Beyond giving kids something interesting to apply their math to, these posts should also impart a sense of what physics is about and maybe hone their spreadsheet skills. Perhaps it will also make them want to take more math and science.
Fig. 5, for example, illustrates the type of thing they could try once they’ve mastered trigonometry and analytic geometry: investigating whether those billionaires’ rocket designs could be applied to rapid inter-city flights.
We won’t describe Fig. 5’s calculation in detail, although it was nearly as simplistic as those we described previously. In particular, it ignored atmospheric effects and the need to decelerate. But even though the results are therefore undoubtedly inaccurate they provide some sense of minimum propellant requirements.
Since the Fig. 5 calculation ignored the atmosphere the simulated rocket didn’t launch straight up, as real-life rockets do in order to reach rarer atmosphere while their speeds are still relatively low. Instead, it launched the rocket at an angle in a constant-3‑g boost phase long enough for a craft launched from New York thereafter to coast to Los Angeles.
Such an acceleration profile would require an engine more powerful—and capable of more throttling—than designers would probably choose for such an application. The calculation also had the craft slam into the ground at over 12,000 mph even though in real life the atmosphere would slow it to a much lower speed, from which, say, parachutes would further slow it to a soft landing.

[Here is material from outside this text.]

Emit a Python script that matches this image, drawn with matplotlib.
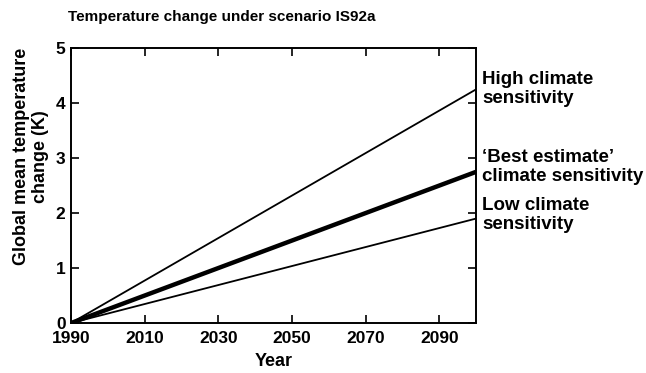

So a realistic flight’s duration would be somewhat greater than the calculated 18 minutes. Even so, we can probably be confident that a ballistic rocket trip would take much less time than the hour and a half a supersonic Concorde flight would have required. (And since most of the trip takes place above the atmosphere it wouldn’t inflict a sonic boom on everyone who lives along its flight path.)
For that calculation we again assumed the 3000 m/s exhaust velocity we used in Sheet 8. With that assumption we found that the propellant would have to weigh 6.5 times as much as the payload, i.e., 6.5 times as much as the craft, crew, passengers, and luggage. (In comparison, a Boeing 747’s fuel-to-payload ratio is less than 1.0.) And the Fig. 5 calculations ignored the earth’s rotation, which would increase the ratio of the flight to Los Angeles but decrease that of the return flight to New York.
We hasten to add that like most preceding calculations this one is sensitive to assumptions. If we had instead used the 4300 m/s exhaust velocity we assumed elsewhere, for example, the ratio would have been only 3.1. And perhaps a different trajectory could have reduced the ratio further.
However that may be, calculations like that of Fig. 5 require trigonometry and are best performed in polar coordinates, so they provide high-school students a reason to study analytic geometry as well as trigonometry. Also, although the Fig. 5 calculation could have been done on a spreadsheet, its greater complication would have made mastering a scripting language like Python preferable.
Such problems could also incentivize kids to study some physics. Alert readers will have noticed, for example, that none of these posts mentions the concept of energy, which would of course come in handy even though the Fig. 5 calculation doesn’t absolutely require it.
And, although these posts haven’t required any knowledge of higher math, it can’t have escaped the reader’s attention that higher math is actually what these posts are based on. Fig. 5’s calculations, for example, are based on the following differential equations:
where φ is the exhaust velocity’s angle with the horizontal. So these exercises may provide kids an incentive to take college math courses. And other questions raised by thinking about rockets may inspire them to pursue college-level science.
One such question is why orbital vehicles don’t avoid high-maintenance heat shielding by using retro rockets—or, as Mr. Branson did, by using drag and lift—to slow the craft down before the atmosphere gets thick enough to make re-entry heating a problem. Actually, we already have part of the answer: slowing an orbital vehicle down requires almost as much propellant as speeding it up does, so using retro rockets would nearly double the velocity change that goes into our exponential mass-ratio equation. Since exponent addition is equivalent to multiplication, this means that retro-rocket use could increase a mass ratio of, say, 10 to something on the order of 100.
But the drag-and-lift part of the question is harder. Drag and lift are proportional to air density just as heating is, so at first glance they’d seem to be a plausible way to reduce speed on re-entry before the air has become dense enough to make heating a problem. Indeed, Naptown Numbers doesn’t profess to have the complete answer to this question. However, whereas drag and lift increase as the square of velocity, the phenomena that contribute to heating apparently increase even faster.
Take heating by radiation from the plasma that forms just ahead of a re-entering orbital craft’s forward surface. This radiation increases as the fourth power of the plasma’s temperature—which in turn increases with the craft’s velocity. So at lower speeds such radiation is negligible even in atmospheric densities where drag and lift are significant, yet at orbital speeds it’s a problem even in atmospheric densities where there’s essentially no lift or drag.
Obviously, understanding the answer completely would require quite a bit of fluid-mechanics and radiation-physics knowledge. That’s an incentive for kids who are interested in this stuff to get high-school grades good enough for acceptance into college courses where it can be studied.
Of course, aerospace engineering isn’t for everyone. But the experience of applying the math they know to a subject usually considered the preserve of experts can benefit kids in many pursuits.